- [WHAT IS ASKED]: Which lines hold the word "this"? Show each of them.

▽

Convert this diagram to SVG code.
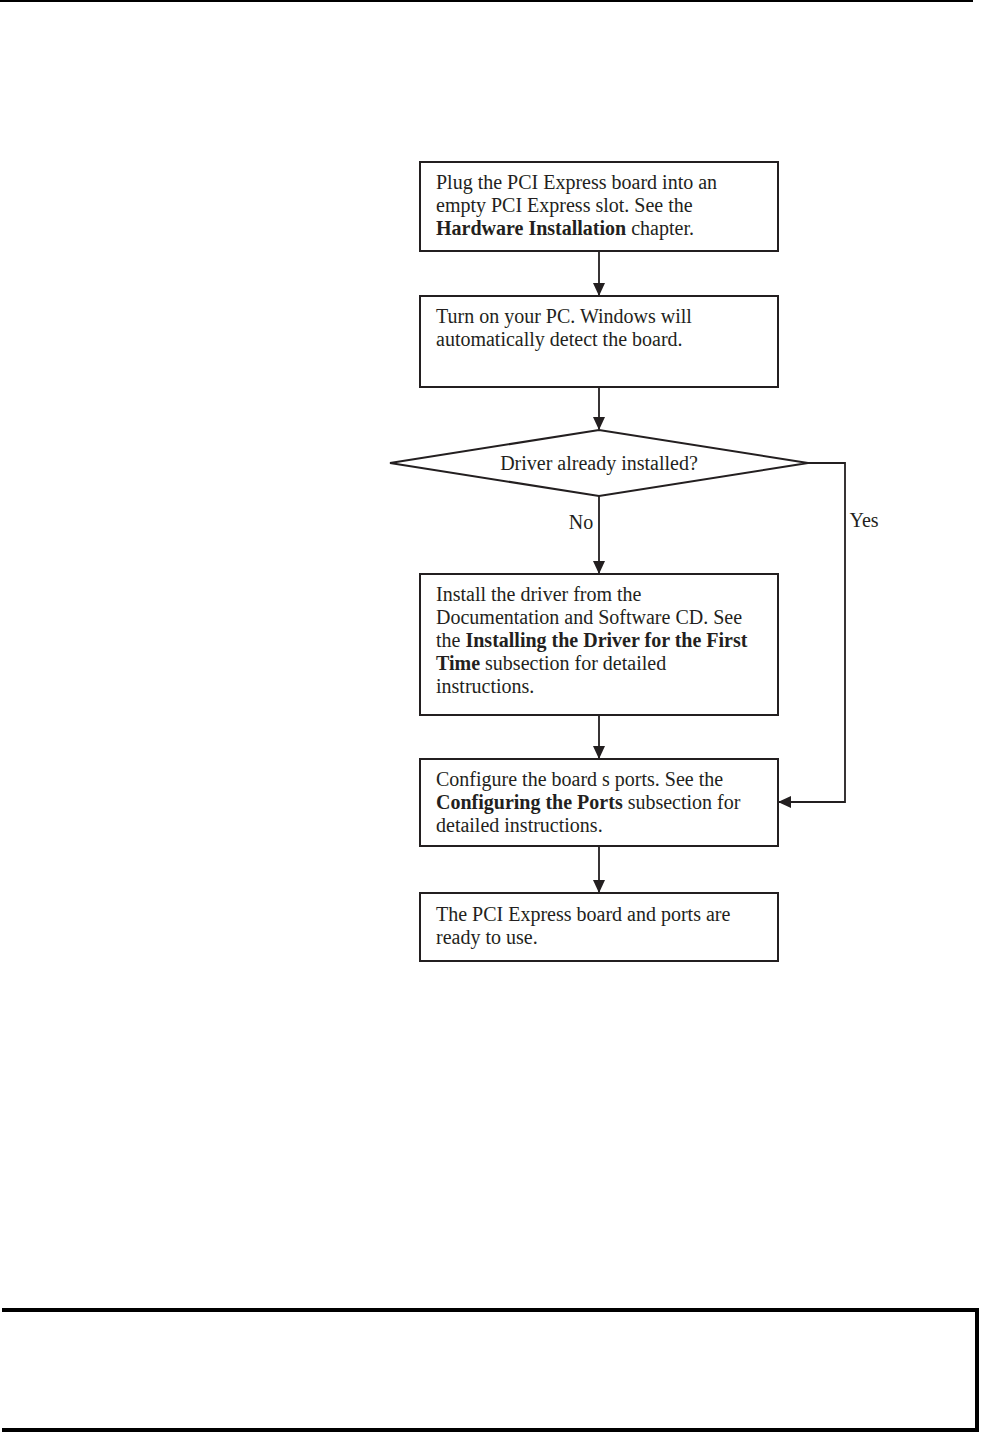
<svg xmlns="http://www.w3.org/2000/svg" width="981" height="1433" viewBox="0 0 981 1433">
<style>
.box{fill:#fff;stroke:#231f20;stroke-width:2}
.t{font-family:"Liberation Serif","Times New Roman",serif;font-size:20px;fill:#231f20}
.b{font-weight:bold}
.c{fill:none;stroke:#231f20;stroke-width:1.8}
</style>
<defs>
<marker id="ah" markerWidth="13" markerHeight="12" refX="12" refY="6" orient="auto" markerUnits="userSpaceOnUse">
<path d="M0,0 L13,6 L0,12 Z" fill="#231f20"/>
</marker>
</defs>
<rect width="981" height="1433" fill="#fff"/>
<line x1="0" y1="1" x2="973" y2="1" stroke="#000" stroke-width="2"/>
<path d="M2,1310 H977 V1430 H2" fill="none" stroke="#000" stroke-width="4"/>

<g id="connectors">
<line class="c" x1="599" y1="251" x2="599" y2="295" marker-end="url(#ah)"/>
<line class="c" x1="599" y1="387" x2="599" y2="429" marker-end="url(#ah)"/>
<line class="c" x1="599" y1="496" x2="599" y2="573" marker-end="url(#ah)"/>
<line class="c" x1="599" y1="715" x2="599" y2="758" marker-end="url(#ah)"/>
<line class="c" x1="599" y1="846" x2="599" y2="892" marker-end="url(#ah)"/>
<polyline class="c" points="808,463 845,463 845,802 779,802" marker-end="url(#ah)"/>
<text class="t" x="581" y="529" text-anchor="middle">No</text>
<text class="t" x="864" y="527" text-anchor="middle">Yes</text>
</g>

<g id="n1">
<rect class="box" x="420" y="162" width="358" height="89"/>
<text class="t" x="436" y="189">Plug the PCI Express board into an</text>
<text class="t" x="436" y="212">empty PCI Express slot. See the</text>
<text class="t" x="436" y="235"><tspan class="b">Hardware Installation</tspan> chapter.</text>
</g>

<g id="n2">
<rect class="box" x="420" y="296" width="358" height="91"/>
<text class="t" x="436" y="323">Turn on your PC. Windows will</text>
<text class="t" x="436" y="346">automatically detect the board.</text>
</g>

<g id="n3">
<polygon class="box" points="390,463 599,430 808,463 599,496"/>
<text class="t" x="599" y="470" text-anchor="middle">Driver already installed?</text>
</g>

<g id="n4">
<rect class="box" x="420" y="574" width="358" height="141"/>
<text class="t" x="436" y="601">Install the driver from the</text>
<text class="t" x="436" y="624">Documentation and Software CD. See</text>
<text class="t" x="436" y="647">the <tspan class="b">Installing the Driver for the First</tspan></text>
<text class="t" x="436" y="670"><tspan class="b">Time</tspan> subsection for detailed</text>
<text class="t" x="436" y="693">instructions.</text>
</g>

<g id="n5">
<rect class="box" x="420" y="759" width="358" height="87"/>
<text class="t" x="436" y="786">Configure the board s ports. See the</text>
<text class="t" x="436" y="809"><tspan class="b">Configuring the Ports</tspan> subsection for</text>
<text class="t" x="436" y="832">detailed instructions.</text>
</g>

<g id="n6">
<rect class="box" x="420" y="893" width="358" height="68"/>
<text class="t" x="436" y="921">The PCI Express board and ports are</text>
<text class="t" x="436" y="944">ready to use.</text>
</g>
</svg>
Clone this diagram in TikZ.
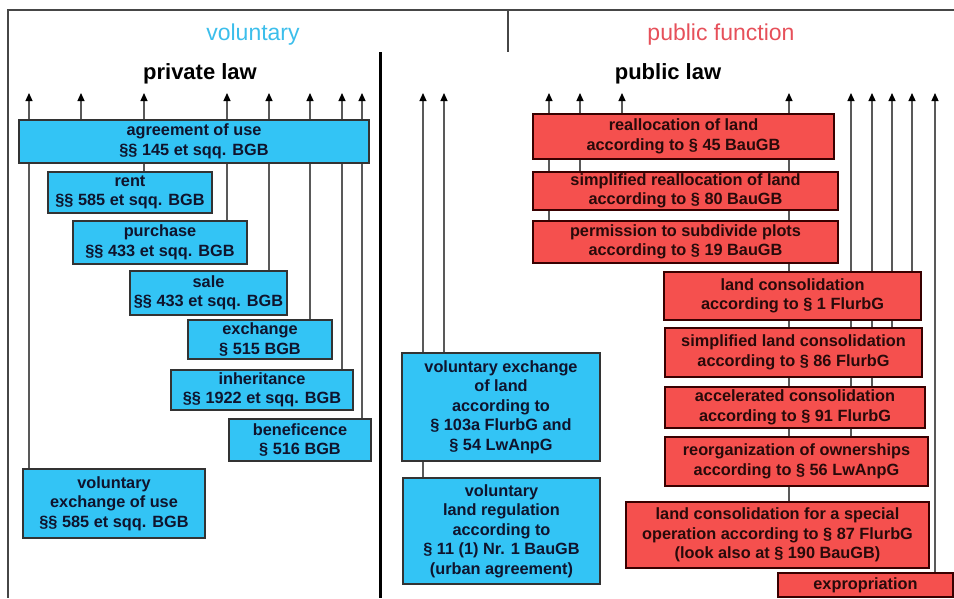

△

- [FINISHED ANSWER]:
Convert this diagram to SVG code.
Clone this diagram in TikZ.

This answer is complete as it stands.